О да, старая школа по полной программе – до того, как появились роскошные пятизвездочные рехабы. Так или иначе, в то время я четко понимал процесс написания песен: я осознавал цель, знал, что у меня есть мелодия и неплохой текст, знал, что у меня получается хорошая песня. И хоть я люблю «Into My Arms» и она мне отлично послужила, но, когда я ее играю, она не волнует меня так, как волнует тех, кто ее слушает. Меня больше трогает их реакция, чем сама песня, потому что я чувствую ее эмоциональное воздействие. Мне просто кажется, что я создал что-то, чем они могут наслаждаться, и выпустил это в мир вместе с другими моими песнями.
«Ghosteen» – совсем другое дело. Этот альбом в меня будто вглядывается. Кажется, что он надвигается на меня, волоча все свои тайны на прицепе. Как будто пытается что-то мне сказать. И возможно, так оно и есть! Вероятно, он раскроется, когда мы наконец сможем исполнить его вживую, но я точно не знаю.
Ты готовил «Ghosteen» к концертному исполнению, когда разразилась пандемия. Мне кажется, что наши с тобой беседы не состоялись бы, если бы ты уехал в тур.
Наверно, нет, и уж точно мы бы так с тобой не подружились. При всех огромных преимуществах лично для артиста и для фанатов гастроли требуют некоторых жертв. Самая большая из них – ощущение нормальности. А также дружба, семья – обычная жизнь, возможность делать ничем не примечательные вещи.
Например, я хочу заняться керамикой, это очень рутинное занятие, но такими вещами трудно заниматься, когда все время гастролируешь.
Ты занялся гончарным делом!
Нет, керамическими фигурками. Вариация на тему традиционной стаффордширской керамики, но лучше поговорим об этом позже.
Ладно, умолкаю…
При этом у меня просто душа разрывается оттого, что нам так и не удалось сыграть «Ghosteen» вживую. Будто его естественное созревание, или развитие, или как это еще назвать, прервано пандемией. У него так и не было шанса повзрослеть. Так что «Ghosteen» еще многое может нам рассказать.

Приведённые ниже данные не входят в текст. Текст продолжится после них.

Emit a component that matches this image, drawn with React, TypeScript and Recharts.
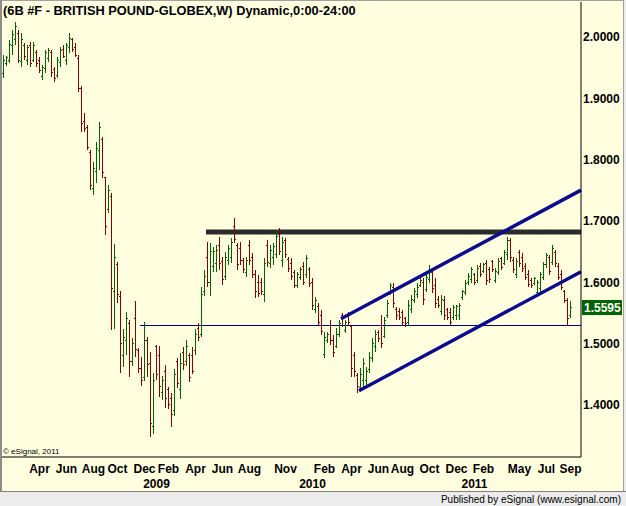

Мне кажется, когда вы записывали эту пластинку в Малибу, вы сами, по сути, были лишь каналом для песен.
Да, песни будто текли сквозь нас. Откуда-то извне. У меня такое отношение, в частности, к «Spinning Song» – очень глубокая связь с этой песней, какая-то мистическая. Она имеет на меня огромное эмоциональное воздействие. Как будто она – нечто большее, чем кажется на первый взгляд, если понимаешь, о чем я.
Расскажи, пожалуйста, как появилась эта песня – и почему ты считаешь ее такой эмоционально резонансной?
Мы с Уорреном импровизировали на одну повторяющуюся тему уже как минимум пару часов подряд. Если Уоррена посещает идея, требуется немало усилий, чтобы его отвлечь. Я не говорю, что, когда дело доходит до музыки, Уоррен становится одержимым, но очень близко к этому! Он может отрешенно сидеть и часами играть фактически один и тот же кусок, с минимальными вариациями, абсолютно выпав из мира. Это может быть и благословением, и проклятием, но часто дает возможность сосредоточиться на вокале. Это выталкивает меня за пределы того, что можно было бы назвать моей заветной идеей.
Эту идею о том, какой должна быть песня, ты держишь в голове с самого начала?
Да, законченная идея – стихи, над которыми я работал месяцами: обдумывал, взращивал, лелеял, полировал, совершенствовал, – и вдруг обнаруживается, что они не соответствуют музыке, на которой зациклился Уоррен. И тогда я вынужден либо отказаться от своей идеи, либо ее переделать, либо использовать лишь фрагменты. Дойдя до этой точки, я в итоге могу спеть буквально что угодно – иногда от скуки, иногда от разочарования, а часто в попытке нарушить или изменить ход песни, чтобы снять эту Уорренову маниакальную осаду. И очень часто именно среди сырого, рассредоточенного, неподготовленного материала обнаруживается настоящее сокровище. Когда входишь в это состояние, внезапно проявляется другое, таинственное начало.
Мне кажется, здесь есть над чем подумать. Ты хочешь сказать, что слова теперь подчиняются музыке, что музыка фактически диктует слова?